The Catholics who were influenced by Howard regularly pointed to evangelical aspects of his character that made him, in their eyes, a good Catholic. His faith continued to be formed by his deep knowledge of Scripture, his sense of a direct relationship with God, and his missionary spirit.
“That evangelical world prized the missionaries,” wrote Dwight Longenecker, a Catholic priest who was also raised evangelical. “With that missionary spirit is a great sense of adventure. You can set out and do something beautiful for God. God will provide. Do not be afraid! … That’s the spirit that led him to follow his heart to become first an Anglican, then a Catholic.”
After Gordon, Howard moved to St. John’s Seminary in Boston and taught there for 14 years. He was a faithful lay Catholic for the remainder of his life, and though he never achieved the stature of other notable converts like John Henry Newman and Richard Neuhaus, he served as a mentor to many former evangelicals.
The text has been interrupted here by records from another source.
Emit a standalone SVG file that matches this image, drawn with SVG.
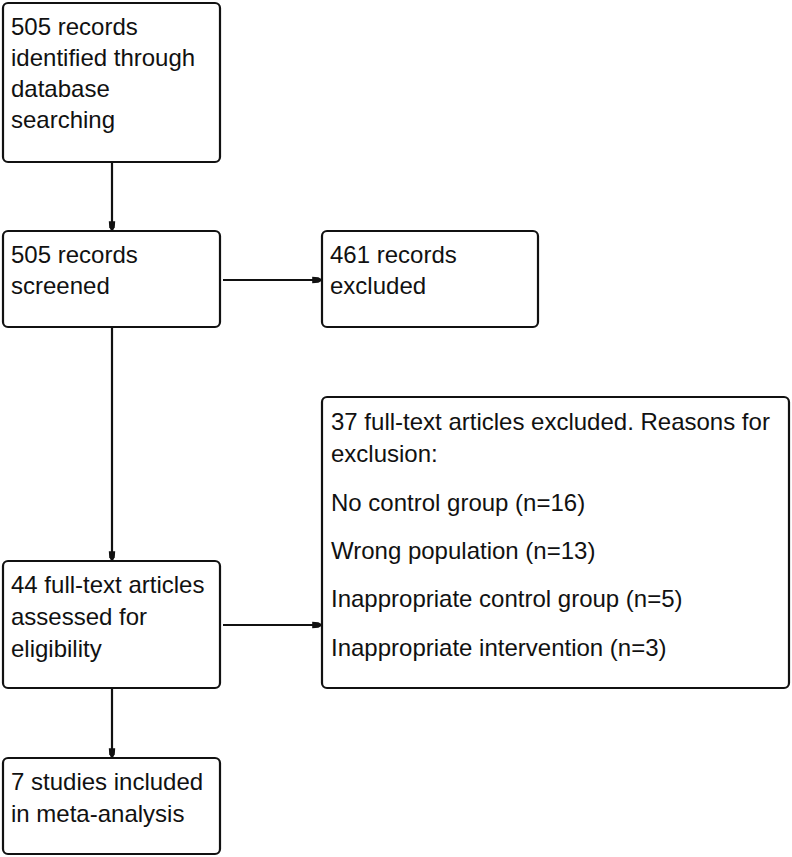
<svg xmlns="http://www.w3.org/2000/svg" width="792" height="857" viewBox="0 0 792 857">
<defs>
<style>
.box{fill:#fff;stroke:#111;stroke-width:2.2}
.t{font-family:"Liberation Sans",Arial,sans-serif;font-size:24px;fill:#111}
.c{stroke:#111;stroke-width:2.2;fill:none}
</style>
<marker id="ah" viewBox="0 0 10 10" refX="10" refY="5" markerWidth="4" markerHeight="3.6" orient="auto" markerUnits="strokeWidth" preserveAspectRatio="none">
<path d="M0,1 L7,1.5 L10,3.5 L10,6.5 L7,8.5 L0,9 Z" fill="#111"/>
</marker>
</defs>
<rect width="792" height="857" fill="#fff"/>
<g id="connectors">
<line class="c" x1="112" y1="162" x2="112" y2="230" marker-end="url(#ah)"/>
<line class="c" x1="223" y1="280" x2="321" y2="280" marker-end="url(#ah)"/>
<line class="c" x1="112" y1="327" x2="112" y2="560" marker-end="url(#ah)"/>
<line class="c" x1="223" y1="625" x2="321" y2="625" marker-end="url(#ah)"/>
<line class="c" x1="112" y1="688" x2="112" y2="757" marker-end="url(#ah)"/>
</g>
<g id="n1">
<rect class="box" x="3" y="3" width="217" height="159" rx="5"/>
<text class="t" x="11" y="35">505 records</text>
<text class="t" x="11" y="66">identified through</text>
<text class="t" x="11" y="97">database</text>
<text class="t" x="11" y="128">searching</text>
</g>
<g id="n2">
<rect class="box" x="3" y="231" width="217" height="96" rx="5"/>
<text class="t" x="11" y="263">505 records</text>
<text class="t" x="11" y="294">screened</text>
</g>
<g id="n3">
<rect class="box" x="322" y="231" width="216" height="96" rx="5"/>
<text class="t" x="330" y="263">461 records</text>
<text class="t" x="330" y="294">excluded</text>
</g>
<g id="n4">
<rect class="box" x="3" y="561" width="217" height="127" rx="5"/>
<text class="t" x="11" y="593">44 full-text articles</text>
<text class="t" x="11" y="625">assessed for</text>
<text class="t" x="11" y="657">eligibility</text>
</g>
<g id="n5">
<rect class="box" x="322" y="397" width="467" height="291" rx="5"/>
<text class="t" x="331" y="430">37 full-text articles excluded. Reasons for</text>
<text class="t" x="331" y="462">exclusion:</text>
<text class="t" x="331" y="511">No control group (n=16)</text>
<text class="t" x="331" y="559">Wrong population (n=13)</text>
<text class="t" x="331" y="607">Inappropriate control group (n=5)</text>
<text class="t" x="331" y="656">Inappropriate intervention (n=3)</text>
</g>
<g id="n6">
<rect class="box" x="3" y="758" width="217" height="96" rx="5"/>
<text class="t" x="11" y="790">7 studies included</text>
<text class="t" x="11" y="822">in meta-analysis</text>
</g>
</svg>
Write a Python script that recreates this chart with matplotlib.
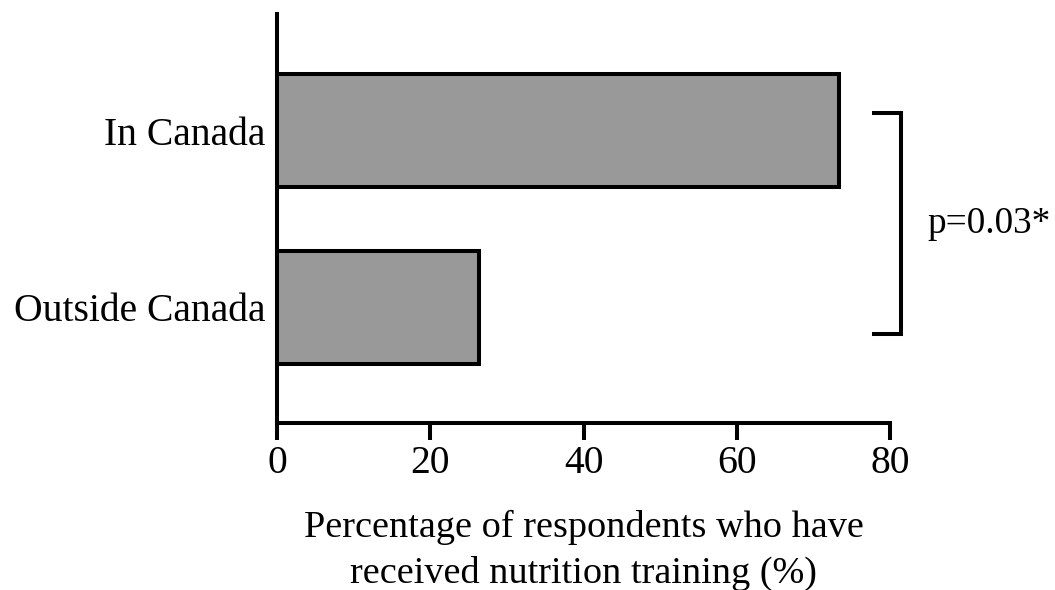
"""Horizontal bar chart of nutrition training by country of training."""

import matplotlib.pyplot as plt

plt.rcParams['font.family'] = ['Liberation Serif', 'DejaVu Serif']

groups = ['Outside Canada', 'In Canada']
percentages = [26.3, 73.3]
p_label = 'p=0.03*'


def main():
    fig = plt.figure(figsize=(10.55, 5.9), dpi=100)
    ax = fig.add_axes([0.2626, 0.283, 0.581, 0.693])

    positions = range(len(groups))
    ax.barh(positions, percentages, height=0.635, color='#999999',
            edgecolor='black', linewidth=2.9, zorder=3)

    ax.set_xlim(0, 80)
    ax.set_ylim(-0.653, 1.658)
    ax.set_xticks([0, 20, 40, 60, 80])
    ax.set_yticks(list(positions))
    ax.set_yticklabels(groups)

    for side in ('top', 'right'):
        ax.spines[side].set_visible(False)
    for side in ('left', 'bottom'):
        ax.spines[side].set_linewidth(2.9)

    ax.tick_params(axis='x', length=12, width=2.9, labelsize=28.5, pad=4)
    ax.tick_params(axis='y', length=0, labelsize=28.5, pad=8.6)

    ax.set_xlabel('Percentage of respondents who have\nreceived nutrition training (%)',
                  fontsize=27.5, labelpad=20, linespacing=1.38)

    # significance bracket spanning both bars
    bx_in, bx_out = 77.6, 81.5
    y_top, y_bot = 1.099, -0.15
    ax.plot([bx_in, bx_out, bx_out, bx_in], [y_top, y_top, y_bot, y_bot],
            color='black', linewidth=2.9, clip_on=False,
            solid_capstyle='butt', solid_joinstyle='miter')
    ax.text(84.9, (y_top + y_bot) / 2, p_label, fontsize=26.8,
            ha='left', va='center', clip_on=False)

    fig.savefig('out.png', dpi=100)
    plt.close(fig)


if __name__ == '__main__':
    main()
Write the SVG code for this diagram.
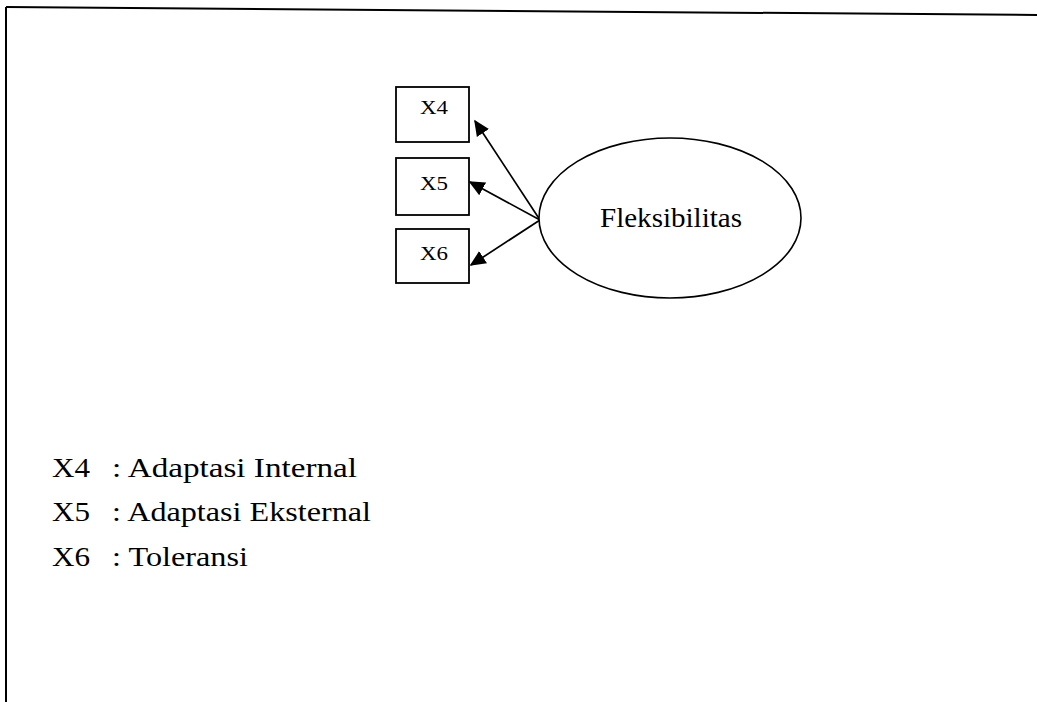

He wrote a line-by-line commentary on Eliot’s poem Four Quartets and continued to document his spiritual journey with titles like If Your Mind Wanders at Mass.
“We need the tradition springing from the ancient wellsprings of the race to come to our assistance and furnish us with words and movements that will give adequate shape to what it all means,” Howard wrote.
When a human body ceases to breathe and live … nothing will do but ritual and ceremony, that is, words and movements, which, by virtue of themselves springing from the heart of the race, as it were, and of having been tested and dignified by ancient usage, have taken on the weight and solemnity that answer to the occasion, as opposed to our own helter-skelter attempts to respond to what has happened.
Howard is survived by his wife, Lovelace, and their two children, Gallaudet and Charles.